La lotta di Roberta Bruzzone per individuare e neutralizzare il cosiddetto narcisista maligno si avvale di una nuova “arma”: una docuserie in otto puntate dal titolo “Nella mente di Narciso” disponibile su RaiPlay dal 26 novembre. “Benvenuti nel viaggio che ci porterà nella mente di Narciso, un programma che esplora gli abissi della personalità narcisistica – spiega la criminologa e psicologa forense all’inizio del primo episodio – Se vi è capitato almeno una volta nella vita di sentirvi privati della vostra autostima, portati a diffidare persino di voi stessi. O ancora confusi, angosciati, schiacciati da un serpeggiante senso di colpa, con ogni probabilità siete stati vittime di un narcisista maligno. Questi soggetti presentano caratteristiche ben definite che esamineremo insieme attraverso esempi tratti dalla cronaca nera italiana. Il nostro obiettivo è descrivere i loro tratti principali, smascherarli, isolarli e soprattutto neutralizzarli”.
Aldo Grasso boccia la docuserie “Nella mente di Narciso” di Roberta Bruzzone
“Io sono Roberta Bruzzone, psicologa e criminologa, e vi porto con me nella mente di Narciso”, aggiunge. Gli efferati casi di cronaca nera a cui fa riferimento sono “Benno Neumair, il delitto di Bolzano”, “L’omicidio di Sarah Scazzi”, “Il delitto di Temù” e “Il caso Tramontano-Impagnatiello”. Da tempo, Roberta Bruzzone ha intrapreso la strada della divulgazione. “Sto vedendo in giro il disastro – ha sentenziato – Complice anche una certa inadeguatezza genitoriale, c’è un’esplosione di personalità caratterizzate da funzionamento narcisistico. La possibilità di incrociare il cammino di un soggetto del genere è elevata”. A bocciare la scelta della Rai di dare spazio alla docuserie “Nella mente di Narciso” di Roberta Bruzzone è Aldo Grasso.
“Docuserie di cose viste e straviste, la cui unica novità è l’autopromozione della criminologa”

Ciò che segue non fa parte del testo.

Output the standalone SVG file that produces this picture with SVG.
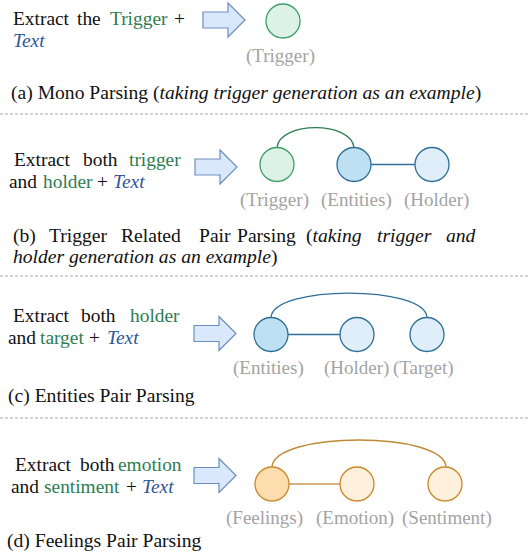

“Ma la Rai è ancora un servizio pubblico? – si chiede il noto critico televisivo sul “Corriere della Sera” – Com’è possibile mandare in onda una docuserie di cose viste e straviste, la cui unica novità è un’autopromozione della ‘criminologa e opinionista’ (Wikipedia) Roberta Bruzzone che parla di narcisismo. Basta vedere come si presenta in scena, il suo stile dark, il tatuaggio, l’abito con una scritta ben visibile sulla manica destra, per capire che il narcisismo dev’essere materia di suo grande interesse. Com’è noto, per una persona affetta da narcisismo c’è una sola realtà: quella dei propri processi mentali, delle proprie sensazioni e delle continue manifestazioni pubbliche. Ma non sono né psicologo né tantomeno criminologo, parlo solo perché la tv è una cassa di risonanza del narcisismo”.
“Sono temi così delicati che meriterebbero delicatezza e profondità”
Dopo aver lanciato un vero e proprio monito, Aldo Grasso si addentra nella sua analisi: “Bruzzone se la cava con poco: un’introduzione di quelle in cui si spiega che il narcisismo è un disturbo della personalità (ma va?), che c’è un narcisismo buono detto Overt e uno cattivo, detto Covert (un po’ come il colesterolo) e poi, attraverso spezzoni di trasmissioni che hanno trattato i casi in maniera sensazionalistica (tipo ‘La vita in diretta’ o i tg regionali) vengono raccontati quattro efferati casi di cronaca nera (…) Sono temi così delicati che meriterebbero anche dai Contenuti Digitali e Transmediali della Rai una delicatezza e una profondità che in questa proposta non si vedono”.
“Come mai i più bravi criminologi italiani non appaiono mai in televisione?”
“Mi sono sempre chiesto perché i più bravi criminologi italiani, penso, tra gli altri, a studiosi seri come Roberto Catanesi (ordinario Univ. Bari), Adolfo Ceretti (ordinario Milano-Bicocca), Isabella Merzagora Betsos (ordinario Statale Milano) non appaiano mai in televisione, lavorino sempre dietro le quinte per rispetto del loro lavoro e dei casi di cui si occupano. Il servizio pubblico dovrebbe porsi la stessa domanda”, conclude Aldo Grasso. Nelle scorse settimane, il critico tv aveva demolito “La vita in diretta” e la sua “conduzione passivo-aggressiva” arrivando a ribattezzare la trasmissione “La morte in diretta” considerata la sua propensione a trattare casi di cronaca nera.